I appreciate what you do but find it alarming that you consistently rattle off the “10% stock market return”. This leads listeners to believe that’s what can be expected from the stock market in the future. If one looks at S&P returns for almost any stretch; 10,15,25,50,75, 100 years that return is never seen. Even the if dividends are reinvested mutual fund/management fees must be subtracted which generally outweigh dividends.
True returns are more in the 2-4% range. Let’s be honest.
Terry Says: Well, you’re honestly WRONG! Ibbotson, the market historians, now a division of Morningstar, have a chart of long-term returns of a diversified portfolio of large cap American stocks with dividends reinvested, going back to 1926! I use the updated chart every year in my speeches. And over that long run, the AVERAGE ANNUAL RETURN WITH DIVIDENDS REINVESTED is 10 percent!
Of course that doesn’t mean a 10 percent return every year — or even over shorter periods of years. But there has never been a 20-year period — going back to 1926 — when you would have lost money on that portfolio of large cap American stocks with dividends reinvested — even adjusted for inflation! Those are the Ibbotson results of looking at every 20-year period!
The dividends are a key component of the return, contributing around 40 percent of the total return.
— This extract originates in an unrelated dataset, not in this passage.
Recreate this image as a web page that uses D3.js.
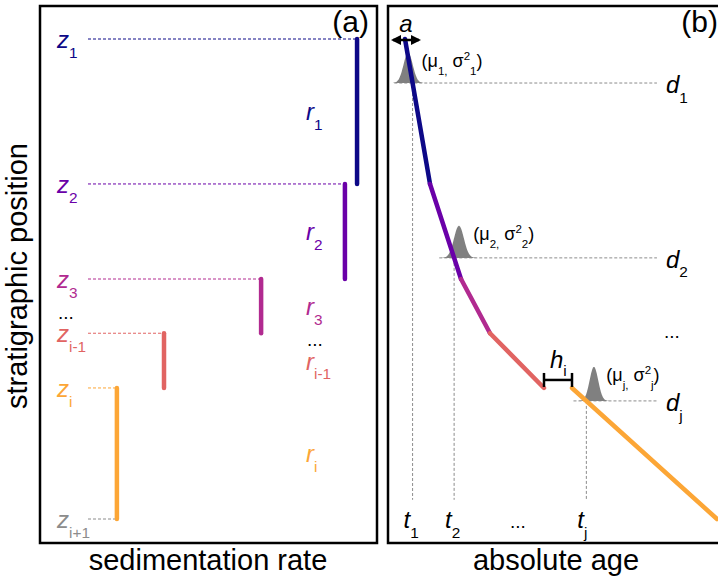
<!DOCTYPE html>
<html>
<head>
<meta charset="utf-8">
<script src="https://cdn.jsdelivr.net/npm/d3@7"></script>
<style>
  body { margin: 0; background: #fff; }
  svg { display: block; font-family: "Liberation Sans", Arial, Helvetica, sans-serif; }
</style>
</head>
<body>
<svg id="svg01" width="718" height="584"></svg>
<script>
// stratigraphic positions z (0 = top, 100 = bottom), in relative units
const zNames = ["1", "2", "3", "i-1", "i", "i+1"];
const zPos = [0, 30.2, 50, 61.3, 72.7, 100];
const zColors = ["#0d0887", "#6a00a8", "#b12a90", "#e16462", "#fca636", "#8c8c8c"];

// sedimentation rate of each segment (relative units)
const rNames = ["1", "2", "3", "i-1", "i"];
const rates = [93.1, 88.9, 59.9, 26.3, 10.0];

// age-depth model: age at top / bottom of each segment
const ageTop = [5.15, 12.73, 22.12, 30.91, 55.76];
const ageBot = [12.73, 22.12, 30.91, 47.27, 99.7];

// dated horizons d and their age distributions
const dNames = ["1", "2", "j"];
const dPos = [9.17, 45.6, 75.4];
const mu = [6.1, 21.5, 62.4];
const sigma = [1.4, 1.5, 1.3];
const peak = [6.3, 6.7, 7.1];

const svg = d3.select("#svg01");

// shared depth scale
const y = d3.scaleLinear().domain([0, 100]).range([39, 519]);
// panel (a): rate, panel (b): age
const xRate = d3.scaleLinear().domain([0, 100]).range([88, 377]);
const xAge = d3.scaleLinear().domain([0, 100]).range([388, 718]);

// text with sub/superscripts
function rich(g, x, yy, parts, o) {
  const t = g.append("text")
    .attr("x", x).attr("y", yy)
    .attr("font-size", o.size)
    .attr("fill", o.color || "#000")
    .attr("text-anchor", o.anchor || "start");
  let shift = 0;
  parts.forEach(([s, kind]) => {
    const target = kind === "sub" ? o.size * (o.subShift || 0.45) : kind === "sup" ? -o.size * 0.4 : 0;
    const ts = t.append("tspan").attr("dy", target - shift).text(s);
    if (kind) ts.attr("font-size", o.size * 0.64);
    else if (o.italic && s.length === 1 && /[a-z]/.test(s)) ts.attr("font-style", "italic");
    shift = target;
  });
  return t;
}

const segs = rates.map((r, i) => ({
  i, rate: r, z0: zPos[i], z1: zPos[i + 1], a0: ageTop[i], a1: ageBot[i], color: zColors[i]
}));

// ---------------- panel (a)
const ga = svg.append("g");

ga.selectAll(".zdash")
  .data(zPos)
  .join("line")
  .attr("x1", xRate(0))
  .attr("x2", (d, i) => xRate(i < rates.length ? rates[i] : rates[i - 1]))
  .attr("y1", d => y(d)).attr("y2", d => y(d))
  .attr("stroke", (d, i) => zColors[i])
  .attr("stroke-width", 1)
  .attr("stroke-dasharray", "3,2");

ga.selectAll(".rbar")
  .data(segs)
  .join("line")
  .attr("x1", d => xRate(d.rate)).attr("x2", d => xRate(d.rate))
  .attr("y1", d => y(d.z0)).attr("y2", d => y(d.z1))
  .attr("stroke", d => d.color)
  .attr("stroke-width", 4.5)
  .attr("stroke-linecap", "round");

zPos.forEach((z, i) => {
  rich(ga, 57, y(z) + 9, [["z", ""], [zNames[i], "sub"]], { size: 24, color: zColors[i], italic: true, subShift: 0.4 });
});
segs.forEach(s => {
  rich(ga, 306, (y(s.z0) + y(s.z1)) / 2 + 9, [["r", ""], [rNames[s.i], "sub"]], { size: 24, color: s.color, italic: true, subShift: 0.4 });
});
ga.append("text").attr("x", 58).attr("y", 319).attr("font-size", 19).text("...");
ga.append("text").attr("x", 307).attr("y", 346).attr("font-size", 19).text("...");

ga.append("rect")
  .attr("x", 40).attr("y", 6).attr("width", 337).attr("height", 537)
  .attr("fill", "none").attr("stroke", "#000").attr("stroke-width", 2.5);

ga.append("text").attr("x", 369).attr("y", 32).attr("text-anchor", "end")
  .attr("font-size", 30).text("(a)");

ga.append("text").attr("x", 208).attr("y", 570).attr("text-anchor", "middle")
  .attr("font-size", 29).text("sedimentation rate");

ga.append("text").attr("transform", "translate(27,276) rotate(-90)")
  .attr("text-anchor", "middle").attr("font-size", 29).text("stratigraphic position");

// ---------------- panel (b)
const gb = svg.append("g");

// age where the model crosses depth z
function ageAt(z) {
  const s = segs.find(s => z >= s.z0 && z <= s.z1);
  return s.a0 + (s.a1 - s.a0) * (z - s.z0) / (s.z1 - s.z0);
}
const tAge = dPos.map(ageAt);

// dashed guides
gb.selectAll(".ddash")
  .data(dPos)
  .join("line")
  .attr("x1", (d, i) => xAge(Math.min(mu[i], tAge[i]) - 3 * sigma[i]))
  .attr("x2", xAge(81.5))
  .attr("y1", d => y(d)).attr("y2", d => y(d))
  .attr("stroke", "#8c8c8c").attr("stroke-width", 1).attr("stroke-dasharray", "3,2");

gb.selectAll(".tdash")
  .data(tAge)
  .join("line")
  .attr("x1", d => xAge(d)).attr("x2", d => xAge(d))
  .attr("y1", (d, i) => y(dPos[i])).attr("y2", y(96))
  .attr("stroke", "#8c8c8c").attr("stroke-width", 1).attr("stroke-dasharray", "3,2");

// age distributions
dPos.forEach((dz, i) => {
  const xs = d3.range(-3.5, 3.51, 0.1).map(k => mu[i] + k * sigma[i]);
  const area = d3.area()
    .x(a => xAge(a))
    .y0(y(dz))
    .y1(a => y(dz - peak[i] * Math.exp(-0.5 * ((a - mu[i]) / sigma[i]) ** 2)))
    .curve(d3.curveBasis);
  gb.append("path").attr("d", area(xs)).attr("fill", "#808080");
});

// age-depth model
gb.selectAll(".seg")
  .data(segs)
  .join("line")
  .attr("x1", d => xAge(d.a0)).attr("x2", d => xAge(d.a1))
  .attr("y1", d => y(d.z0)).attr("y2", d => y(d.z1))
  .attr("stroke", d => d.color)
  .attr("stroke-width", 4.5)
  .attr("stroke-linecap", "round");

// hiatus bracket h_i
const hY = y(zPos[4]) - 8;
const hA = [ageBot[3], ageTop[4]];
gb.append("line").attr("x1", xAge(hA[0])).attr("x2", xAge(hA[1]))
  .attr("y1", hY).attr("y2", hY).attr("stroke", "#000").attr("stroke-width", 2.5);
hA.forEach(a => gb.append("line").attr("x1", xAge(a)).attr("x2", xAge(a))
  .attr("y1", hY - 7).attr("y2", hY + 7).attr("stroke", "#000").attr("stroke-width", 2.5));
rich(gb, xAge((hA[0] + hA[1]) / 2) - 8, hY - 12, [["h", ""], ["i", "sub"]], { size: 24, italic: true, subShift: 0.35 });

// initial age a
const defs = svg.append("defs");
defs.append("marker").attr("id", "ah").attr("viewBox", "0 0 10 10")
  .attr("refX", 8).attr("refY", 5).attr("markerWidth", 4).attr("markerHeight", 4)
  .attr("orient", "auto-start-reverse")
  .append("path").attr("d", "M0,0L10,5L0,10z").attr("fill", "#000");
gb.append("line")
  .attr("x1", xAge(ageTop[0]) - 12).attr("x2", xAge(ageTop[0]) + 14)
  .attr("y1", y(0) + 1).attr("y2", y(0) + 1)
  .attr("stroke", "#000").attr("stroke-width", 2.5)
  .attr("marker-start", "url(#ah)").attr("marker-end", "url(#ah)");
rich(gb, xAge(ageTop[0]) + 1, y(0) - 7, [["a", ""]], { size: 24, italic: true, anchor: "middle" });

// labels d, t, (mu, sigma)
dPos.forEach((dz, i) => {
  rich(gb, 666, y(dz) + 10, [["d", ""], [dNames[i], "sub"]], { size: 24, italic: true, subShift: 0.4 });
  rich(gb, xAge(tAge[i]) - 9, 528, [["t", ""], [dNames[i], "sub"]], { size: 24, italic: true, subShift: 0.4 });
  rich(gb, xAge(mu[i] + 2.9 * sigma[i]), y(dz - peak[i]) + 14,
    [["(\u03bc", ""], [dNames[i] + ",", "sub"], [" \u03c3", ""], ["2", "sup"], [dNames[i], "sub"], [")", ""]],
    { size: 18 });
});
gb.append("text").attr("x", 510).attr("y", 528).attr("font-size", 19).text("...");
gb.append("text").attr("x", 664).attr("y", 338).attr("font-size", 19).text("...");

gb.append("rect")
  .attr("x", 388).attr("y", 6).attr("width", 340).attr("height", 537)
  .attr("fill", "none").attr("stroke", "#000").attr("stroke-width", 2.5);

gb.append("text").attr("x", 718).attr("y", 32).attr("text-anchor", "end")
  .attr("font-size", 30).text("(b)");

gb.append("text").attr("x", 556).attr("y", 570).attr("text-anchor", "middle")
  .attr("font-size", 29).text("absolute age");
</script>
</body>
</html>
And, of course, the assumption is that the investment is made inside a tax-qualified account such as an IRA or 40l(k) so that you don’t pay taxes on the reinvested dividends each year.
I know this is an astounding figure –but it’s true! And it’s the basis for my recommendation that young people let time work for them in a diversified portfolio (the S&P 500 is a proxy) inside their retirement account!
PS I’m going to try to figure out how to post that chart on my website! I’m sure others will be surprised, as well.